= Information provided =
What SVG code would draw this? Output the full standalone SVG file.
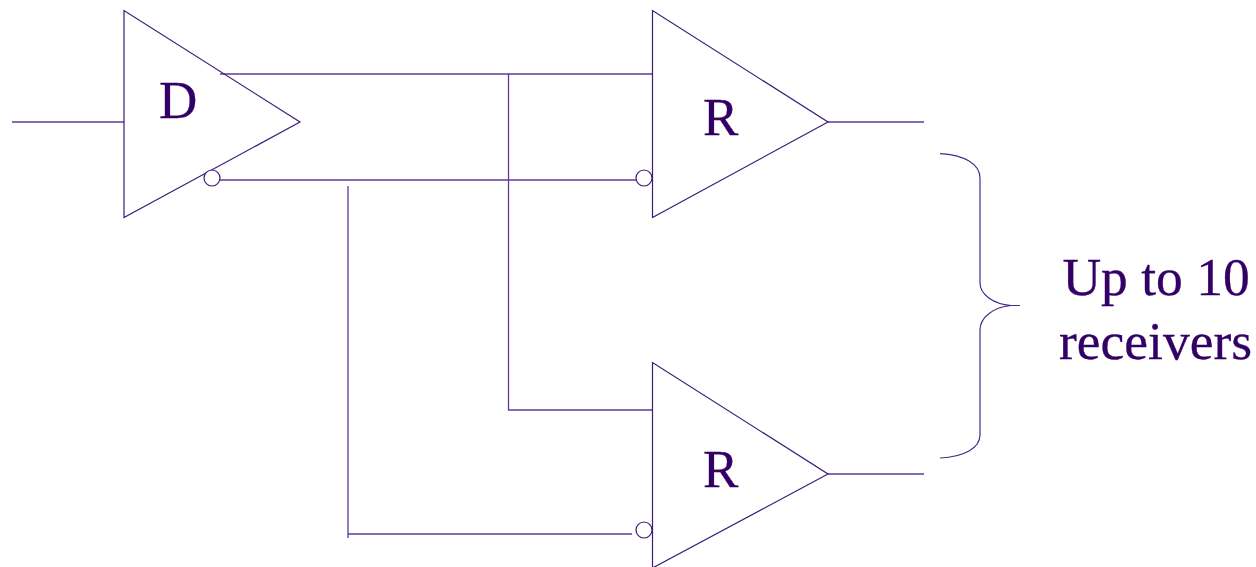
<svg xmlns="http://www.w3.org/2000/svg" width="1256" height="567" viewBox="0 0 1256 567">
<style>
.l{fill:none;stroke:#5f3a96;stroke-width:1.3}
.s{fill:none;stroke:#3c1a78;stroke-width:1.2}
.c{fill:#fff;stroke:#3c1a78;stroke-width:1.2}
.b{fill:none;stroke:#4b2a85;stroke-width:1.2}
text{font-family:"Liberation Serif","Times New Roman",serif;fill:#330066;stroke:#330066;stroke-width:.3}
.n{font-size:53px}
.t{font-size:53.500px;text-anchor:middle}
</style>
<rect width="1256" height="567" fill="#fff"/>
<g id="connectors">
<path class="l" d="M12 122H124"/>
<path class="l" d="M220 74H652"/>
<path class="l" d="M220 180H636"/>
<path class="l" d="M508.500 74V410H652"/>
<path class="l" d="M348 186V538M348 534H632"/>
<path class="l" d="M828 122H924"/>
<path class="l" d="M828 474H924"/>
</g>
<g id="driver">
<path class="s" d="M124 10.500V217.500L300 122Z"/>
<circle class="c" cx="212" cy="178" r="8"/>
<text class="n" x="159" y="118">D</text>
</g>
<g id="receiver-1">
<path class="s" d="M652.500 10.500V217.500L828 122Z"/>
<circle class="c" cx="644" cy="178" r="8"/>
<text class="n" x="703" y="135">R</text>
</g>
<g id="receiver-2">
<path class="s" d="M652.500 362.500V568L828 474Z"/>
<circle class="c" cx="644" cy="530" r="8"/>
<text class="n" x="703" y="487">R</text>
</g>
<g id="brace">
<path class="b" d="M940 153.700C964 155 980 164 980 178V283C980 295 994 304 1011 305.500H1020H1011C994 307 980 317 980 330V435C980 448 964 457 940 458"/>
<text class="t" x="1156" y="295">Up to 10</text>
<text class="t" x="1155.500" y="359">receivers</text>
</g>
</svg>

= Aim =
Transcribe the whole listing, character for character, but not its images.

= Correct result =
What SVG code would draw this? Output the full standalone SVG file.
<svg xmlns="http://www.w3.org/2000/svg" width="1256" height="567" viewBox="0 0 1256 567">
<style>
.l{fill:none;stroke:#5f3a96;stroke-width:1.3}
.s{fill:none;stroke:#3c1a78;stroke-width:1.2}
.c{fill:#fff;stroke:#3c1a78;stroke-width:1.2}
.b{fill:none;stroke:#4b2a85;stroke-width:1.2}
text{font-family:"Liberation Serif","Times New Roman",serif;fill:#330066;stroke:#330066;stroke-width:.3}
.n{font-size:53px}
.t{font-size:53.500px;text-anchor:middle}
</style>
<rect width="1256" height="567" fill="#fff"/>
<g id="connectors">
<path class="l" d="M12 122H124"/>
<path class="l" d="M220 74H652"/>
<path class="l" d="M220 180H636"/>
<path class="l" d="M508.500 74V410H652"/>
<path class="l" d="M348 186V538M348 534H632"/>
<path class="l" d="M828 122H924"/>
<path class="l" d="M828 474H924"/>
</g>
<g id="driver">
<path class="s" d="M124 10.500V217.500L300 122Z"/>
<circle class="c" cx="212" cy="178" r="8"/>
<text class="n" x="159" y="118">D</text>
</g>
<g id="receiver-1">
<path class="s" d="M652.500 10.500V217.500L828 122Z"/>
<circle class="c" cx="644" cy="178" r="8"/>
<text class="n" x="703" y="135">R</text>
</g>
<g id="receiver-2">
<path class="s" d="M652.500 362.500V568L828 474Z"/>
<circle class="c" cx="644" cy="530" r="8"/>
<text class="n" x="703" y="487">R</text>
</g>
<g id="brace">
<path class="b" d="M940 153.700C964 155 980 164 980 178V283C980 295 994 304 1011 305.500H1020H1011C994 307 980 317 980 330V435C980 448 964 457 940 458"/>
<text class="t" x="1156" y="295">Up to 10</text>
<text class="t" x="1155.500" y="359">receivers</text>
</g>
</svg>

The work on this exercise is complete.